Dubbed the “list of shame,” this annex to the report names groups that fail to comply with measures aimed at ensuring the safety of children in armed conflict.
The Saudi-led coalition had been listed for the past three years. Guterres justified his decision to remove it from this year’s list, saying the group had achieved a “sustained significant decrease in killing and maiming due to airstrikes. “
Humanitarian organizations, including Save the Children and Human Rights Watch, criticized the decision to leave Saudi-led forces and other warring parties off the list.
“After five years of war, Yemeni children are the ones who suffer the most,” Yousra Semmache of Save the Children in Yemen told DW. “They are being killed and injured by the ongoing fighting, and they have been deprived of their most basic rights.”

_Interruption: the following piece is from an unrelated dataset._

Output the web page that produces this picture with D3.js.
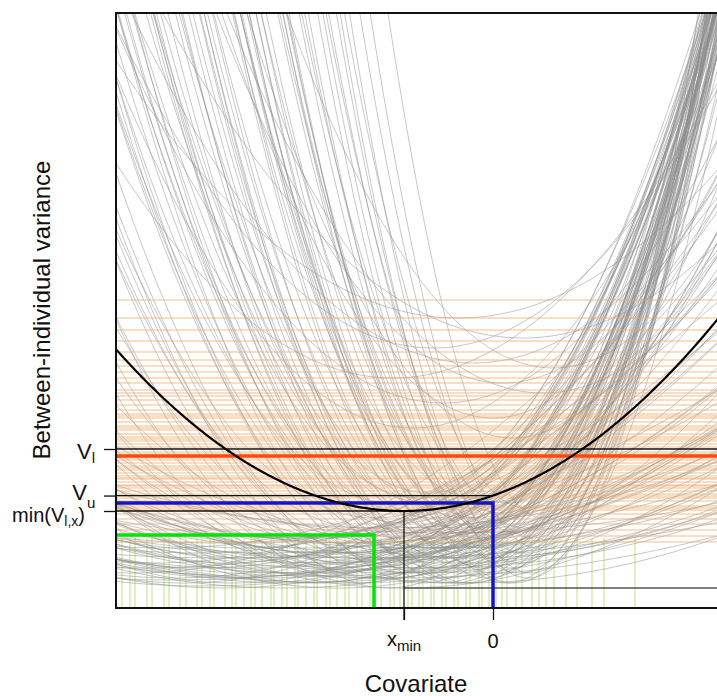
<!DOCTYPE html>
<html>
<head>
<meta charset="utf-8">
<script src="https://cdn.jsdelivr.net/npm/d3@7"></script>
<style>
  html, body { margin: 0; padding: 0; background: #fff; }
  svg { display: block; font-family: "Liberation Sans", Arial, sans-serif; }
</style>
</head>
<body>
<svg id="chart" width="717" height="696"></svg>
<script>
// ---- Data -------------------------------------------------------------
// Posterior draws of the variance function V(x) = vmin + k * (x - xvertex)^2,
// stored as [xvertex, vmin, k].
const broadDraws = [
  [-1.10, 0.25, 0.50], [-0.95, 0.40, 0.55], [-1.20, 0.10, 0.48], [-0.80, 0.55, 0.60],
  [-0.70, 0.30, 0.62], [-0.85, 0.15, 0.58], [-0.60, 0.70, 0.68], [-0.55, 0.20, 0.70],
  [-0.50, 0.45, 0.74], [-0.40, 0.05, 0.78], [-0.35, 0.60, 0.82], [-0.30, 0.35, 0.86],
  [-0.25, 0.80, 0.90], [-0.20, 0.25, 0.95], [-0.15, 0.50, 1.00], [-0.05, 0.10, 1.05],
  [0.00, 0.65, 1.10], [0.05, 0.30, 1.18], [0.12, 0.45, 1.25], [0.18, 0.20, 1.35],
  [0.25, 0.55, 1.45], [0.30, 0.35, 1.55], [0.38, 0.15, 1.70], [0.45, 0.40, 1.90],
  [-1.35, 0.05, 0.45], [-1.50, 0.20, 0.40], [-1.00, 0.85, 0.52], [-0.65, 0.95, 0.64],
  [-0.45, 0.10, 0.72], [-0.28, 0.70, 0.80], [-0.10, 0.40, 0.92], [0.08, 0.75, 1.02],
  [0.20, 0.05, 1.12], [0.32, 0.60, 1.30], [-0.75, 0.35, 0.56], [-0.58, 0.50, 0.66],
  [-0.90, 0.65, 0.54], [-0.38, 0.25, 0.84], [-0.18, 0.90, 0.88], [0.02, 0.15, 0.98],
  [-1.25, 0.45, 0.46], [-0.68, 0.15, 0.66], [-0.48, 0.80, 0.70], [-0.22, 0.05, 0.80],
  [0.10, 0.50, 1.08], [0.28, 0.25, 1.40], [0.50, 0.70, 2.10], [-1.05, 0.00, 0.50],
  [-0.82, 0.75, 0.58], [-0.33, 0.15, 0.76], [-0.12, 0.60, 0.94], [0.15, 0.85, 1.15],
  [-0.62, 0.40, 0.60], [-0.42, 0.55, 0.78], [0.35, 0.10, 1.60], [-0.05, 0.30, 1.06],
  [-1.40, 0.35, 0.42], [-0.72, 0.05, 0.62], [-0.26, 0.45, 0.98], [0.22, 0.35, 1.22],
  [-1.15, 0.30, 0.47], [-0.88, 0.20, 0.57], [-0.78, 0.60, 0.61], [-0.52, 0.05, 0.69],
  [-0.36, 0.40, 0.81], [-0.08, 0.20, 1.00], [0.06, 0.55, 1.15], [0.26, 0.15, 1.38],
  [-1.30, 0.60, 0.44], [-0.98, 0.10, 0.52], [-0.66, 0.85, 0.62], [-0.44, 0.30, 0.76],
  [-0.16, 0.70, 0.90], [0.14, 0.05, 1.20], [0.40, 0.50, 1.75], [-1.60, 0.15, 0.38],
  [-0.92, 0.50, 0.53], [-0.58, 0.25, 0.68], [-0.30, 0.05, 0.85], [0.00, 0.40, 1.04],
  [-0.74, 0.90, 0.60], [-0.20, 0.55, 0.96], [0.33, 0.80, 1.50], [-1.18, 0.70, 0.43],
  [-0.05, 0.85, 0.95]
];
const leftDraws = [
  [-3.20, 0.10, 0.10], [-2.90, 0.20, 0.12], [-2.60, 0.05, 0.14], [-2.40, 0.30, 0.10],
  [-2.20, 0.15, 0.16], [-2.00, 0.25, 0.13], [-1.80, 0.05, 0.20], [-1.70, 0.35, 0.15],
  [-1.60, 0.20, 0.22], [-1.50, 0.45, 0.18], [-3.00, 0.35, 0.08], [-2.70, 0.00, 0.09],
  [-2.50, 0.40, 0.12], [-2.30, 0.10, 0.07], [-2.10, 0.50, 0.11], [-1.90, 0.30, 0.10],
  [-1.40, 0.10, 0.26], [-1.30, 0.55, 0.21], [-1.20, 0.25, 0.28], [-3.40, 0.25, 0.09],
  [-2.80, 0.45, 0.06], [-2.45, 0.20, 0.05], [-2.05, 0.05, 0.08], [-1.85, 0.40, 0.07],
  [-1.55, 0.00, 0.12], [-1.25, 0.35, 0.10], [-1.10, 0.15, 0.16], [-3.10, 0.05, 0.13],
  [-2.65, 0.25, 0.15], [-2.35, 0.45, 0.17], [-1.95, 0.15, 0.21], [-1.65, 0.50, 0.24],
  [-3.60, 0.15, 0.11], [-3.30, 0.40, 0.08], [-1.00, 0.30, 0.30]
];
const flatDraws = [
  [-1.50, 0.05, 0.05], [-1.00, 0.10, 0.04], [-0.60, 0.20, 0.06], [-2.00, 0.15, 0.08],
  [-1.20, 0.30, 0.03], [-0.30, 0.05, 0.07], [-0.80, 0.40, 0.05], [-1.70, 0.25, 0.09],
  [-2.30, 0.35, 0.06], [-0.50, 0.55, 0.04], [-1.40, 0.45, 0.07], [-0.90, 0.00, 0.10],
  [-1.90, 0.50, 0.05], [-0.20, 0.30, 0.08], [-2.60, 0.10, 0.10], [-1.10, 0.60, 0.06],
  [-0.70, 0.15, 0.12], [-1.60, 0.35, 0.11], [-2.10, 0.00, 0.07], [-0.40, 0.40, 0.09],
  [-3.20, 0.08, 0.04], [-2.90, 0.02, 0.06], [-2.40, 0.12, 0.05], [-1.80, 0.06, 0.06],
  [-1.30, 0.18, 0.05], [-0.95, 0.28, 0.07], [-3.50, 0.20, 0.05], [-2.70, 0.30, 0.03],
  [-2.20, 0.22, 0.09], [-1.75, 0.12, 0.04]
];
const highDraws = [
  [-0.20, 2.25, 0.30], [0.10, 2.05, 0.45], [-0.50, 1.85, 0.35], [0.30, 2.50, 0.25],
  [-0.80, 1.60, 0.40], [0.00, 1.70, 0.55], [-0.35, 2.70, 0.22], [0.50, 1.95, 0.38],
  [-1.00, 2.10, 0.28], [0.20, 1.50, 0.60], [-0.60, 2.40, 0.32], [0.60, 2.20, 0.50]
];

// Per-draw lower variance estimates (horizontal lines)
const drawLevels = [
  2.88, 2.70, 2.58, 2.47, 2.36, 2.28, 2.22, 2.16, 2.10, 2.05, 1.98, 1.95, 1.92, 1.88,
  1.83, 1.78, 1.74, 1.72, 1.70, 1.66, 1.62, 1.60, 1.58, 1.54, 1.51, 1.49, 1.47, 1.44,
  1.41, 1.36, 1.34, 1.30, 1.28, 1.25, 1.22, 1.20, 1.18, 1.15, 1.12, 1.10, 1.09, 1.06,
  1.03, 1.02, 1.00, 0.97, 0.94, 0.92, 0.90, 0.87, 0.82, 0.80, 0.78, 0.74, 0.69, 0.64,
  0.58, 0.52, 0.46
];

// Per-draw covariate locations of the minimum (vertical rug lines)
const drawMinima = [
  -3.71, -3.63, -3.58, -3.46, -3.41, -3.29, -3.24, -3.13, -3.07, -2.96, -2.91, -2.83,
  -2.79, -2.68, -2.61, -2.57, -2.49, -2.42, -2.38, -2.31, -2.22, -2.19, -2.11, -2.06,
  -1.98, -1.95, -1.87, -1.79, -1.76, -1.67, -1.63, -1.56, -1.48, -1.44, -1.36, -1.31,
  -1.23, -1.18, -1.12, -1.03, -0.99, -0.93, -0.85, -0.81, -0.74, -0.70, -0.62, -0.59,
  -0.51, -0.47, -0.39, -0.35, -0.27, -0.23, -0.14, -0.11, -0.04, 0.03, 0.09, 0.14,
  0.23, 0.29, 0.39, 0.46, 0.53, 0.61, 0.73, 0.84, 0.99, 1.11, 1.42
];

// Posterior mean variance function
const meanCurve = { xvertex: -0.89, vmin: 0.77, k: 0.195 };
const levelV_l = 1.39;       // V_l
const levelMeanLower = 1.32; // mean of per-draw lower estimates
const levelBlue = 0.85;
const levelGreen = 0.53;
const xGreen = -1.19;

const xTickLabels = ["x", "0"];

// ---- Layout -------------------------------------------------------------
const svg = d3.select("#chart");
const plot = { left: 116, top: 13, right: 743, bottom: 608 };
const x = d3.scaleLinear().domain([-3.77, 2.5]).range([plot.left, plot.right]);
const y = d3.scaleLinear().domain([-0.2, 5.75]).range([plot.bottom, plot.top]);

svg.append("defs").append("clipPath").attr("id", "plotClip")
  .append("rect")
  .attr("x", plot.left).attr("y", plot.top)
  .attr("width", plot.right - plot.left).attr("height", plot.bottom - plot.top);

const g = svg.append("g").attr("clip-path", "url(#plotClip)");

const parab = (p) => (xv) => p[1] + p[2] * (xv - p[0]) ** 2;
const xs = d3.range(-3.77, 2.52, 0.01);
const line = d3.line().x(d => x(d[0])).y(d => y(d[1]));

// Rug of minimum locations
g.append("g").selectAll("line").data(drawMinima).join("line")
  .attr("x1", d => x(d)).attr("x2", d => x(d))
  .attr("y1", y(-0.2)).attr("y2", y(0.5))
  .attr("stroke", "#bedf7c").attr("stroke-opacity", 0.6).attr("stroke-width", 1.6);

// Posterior draws of the variance function
const allDraws = broadDraws.concat(leftDraws, flatDraws, highDraws);
g.append("g").selectAll("path").data(allDraws).join("path")
  .attr("d", p => line(xs.map(v => [v, Math.min(parab(p)(v), 7)])))
  .attr("fill", "none")
  .attr("stroke", "#8c8c8c").attr("stroke-opacity", 0.55).attr("stroke-width", 0.9);

// Per-draw lower estimates
g.append("g").selectAll("line").data(drawLevels).join("line")
  .attr("x1", plot.left).attr("x2", plot.right)
  .attr("y1", d => y(d)).attr("y2", d => y(d))
  .attr("stroke", "#f0a868").attr("stroke-opacity", 0.38).attr("stroke-width", 1.8);

// Zero line to the right of the minimum
const meanF = parab([meanCurve.xvertex, meanCurve.vmin, meanCurve.k]);
g.append("line")
  .attr("x1", x(meanCurve.xvertex)).attr("x2", plot.right)
  .attr("y1", y(0)).attr("y2", y(0))
  .attr("stroke", "#555").attr("stroke-width", 1.3);

// Green reference
g.append("path")
  .attr("d", line([[-3.77, levelGreen], [xGreen, levelGreen], [xGreen, -0.2]]))
  .attr("fill", "none").attr("stroke", "#00e600").attr("stroke-width", 3.5);

// Mean lower level and V_l
g.append("line")
  .attr("x1", plot.left).attr("x2", plot.right)
  .attr("y1", y(levelMeanLower)).attr("y2", y(levelMeanLower))
  .attr("stroke", "#ff4a0a").attr("stroke-width", 3.5);
g.append("line")
  .attr("x1", plot.left).attr("x2", plot.right)
  .attr("y1", y(levelV_l)).attr("y2", y(levelV_l))
  .attr("stroke", "#111").attr("stroke-width", 1.3);

// Blue reference at covariate 0
g.append("path")
  .attr("d", line([[-3.77, levelBlue], [0, levelBlue], [0, -0.2]]))
  .attr("fill", "none").attr("stroke", "#1414c0").attr("stroke-width", 3.5);

// V_u : mean curve at covariate 0
const vU = meanF(0);
g.append("line")
  .attr("x1", plot.left).attr("x2", x(0))
  .attr("y1", y(vU)).attr("y2", y(vU))
  .attr("stroke", "#111").attr("stroke-width", 1.3);

// Minimum of the mean curve
g.append("line")
  .attr("x1", plot.left).attr("x2", x(meanCurve.xvertex))
  .attr("y1", y(meanCurve.vmin)).attr("y2", y(meanCurve.vmin))
  .attr("stroke", "#111").attr("stroke-width", 1.3);
svg.append("line")
  .attr("x1", x(meanCurve.xvertex)).attr("x2", x(meanCurve.xvertex))
  .attr("y1", y(meanCurve.vmin)).attr("y2", plot.bottom + 12)
  .attr("stroke", "#111").attr("stroke-width", 1.3);

// Mean variance function
g.append("path")
  .attr("d", line(xs.map(v => [v, meanF(v)])))
  .attr("fill", "none").attr("stroke", "#000").attr("stroke-width", 2.2);

// Frame
svg.append("rect")
  .attr("x", plot.left).attr("y", plot.top)
  .attr("width", plot.right - plot.left).attr("height", plot.bottom - plot.top)
  .attr("fill", "none").attr("stroke", "#111").attr("stroke-width", 2);

// ---- Axes -------------------------------------------------------------
const xAxis = d3.axisBottom(x).tickValues([meanCurve.xvertex, 0]).tickSize(12).tickFormat("");
svg.append("g").attr("transform", `translate(0,${plot.bottom})`).call(xAxis)
  .call(a => a.select(".domain").remove())
  .call(a => a.selectAll("line").attr("stroke", "#111").attr("stroke-width", 1.3));

const yAxis = d3.axisLeft(y).tickValues([levelV_l, vU, meanCurve.vmin]).tickSize(12).tickFormat("");
svg.append("g").attr("transform", `translate(${plot.left},0)`).call(yAxis)
  .call(a => a.select(".domain").remove())
  .call(a => a.selectAll("line").attr("stroke", "#111").attr("stroke-width", 1.3));

// Tick labels (with sub-scripts)
const tl = svg.append("g").attr("fill", "#111");
function subLabel(px, py, main, sub, size, subSize, dy, anchor) {
  const t = tl.append("text").attr("x", px).attr("y", py)
    .attr("font-size", size).attr("text-anchor", anchor || "end");
  t.append("tspan").text(main);
  t.append("tspan").attr("font-size", subSize).attr("dy", dy).text(sub);
  return t;
}
subLabel(95, y(levelV_l) + 10, "V", "l", 22, 15, 4);

// V_u: main letter and subscript set separately so the subscript sits
// just right of the min(...) label below it
tl.append("text").attr("x", 87).attr("y", y(vU) + 4.5)
  .attr("font-size", 22).attr("text-anchor", "end").text("V");
tl.append("text").attr("x", 87).attr("y", y(vU) + 12)
  .attr("font-size", 15).attr("text-anchor", "start").text("u");

(function () {
  const t = tl.append("text").attr("x", 85).attr("y", y(meanCurve.vmin) + 11)
    .attr("font-size", 20).attr("text-anchor", "end");
  t.append("tspan").text("min(V");
  t.append("tspan").attr("font-size", 14).attr("dy", 4).text("l,x");
  t.append("tspan").attr("dy", -4).text(")");
})();

subLabel(x(meanCurve.xvertex) - 17, 646, xTickLabels[0], "min", 20, 15, 5, "start");
tl.append("text").attr("x", x(0)).attr("y", 648).attr("font-size", 20)
  .attr("text-anchor", "middle").text(xTickLabels[1]);

// Axis titles
svg.append("text").attr("x", 416).attr("y", 692).attr("font-size", 24)
  .attr("text-anchor", "middle").attr("fill", "#111").text("Covariate");
svg.append("text").attr("transform", "translate(50,310) rotate(-90)")
  .attr("font-size", 24).attr("text-anchor", "middle").attr("fill", "#111")
  .text("Between-individual variance");
</script>
</body>
</html>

In the case of the Saudi-led coalition, it barely took one day for the group’s removal to be thrown into question by events on the ground. Late Monday, coalition airstrikes killed 13 people in the northern Yemeni province of Saada, including four children.
“It’s a very sad irony that this attack happened on the day that the annual UN report on children and armed conflict is coming out,” said Xavier Joubert, Save the Children’s Yemen director. “The attack shows that such a decision is far too premature. Children are still dying from bombs almost daily.”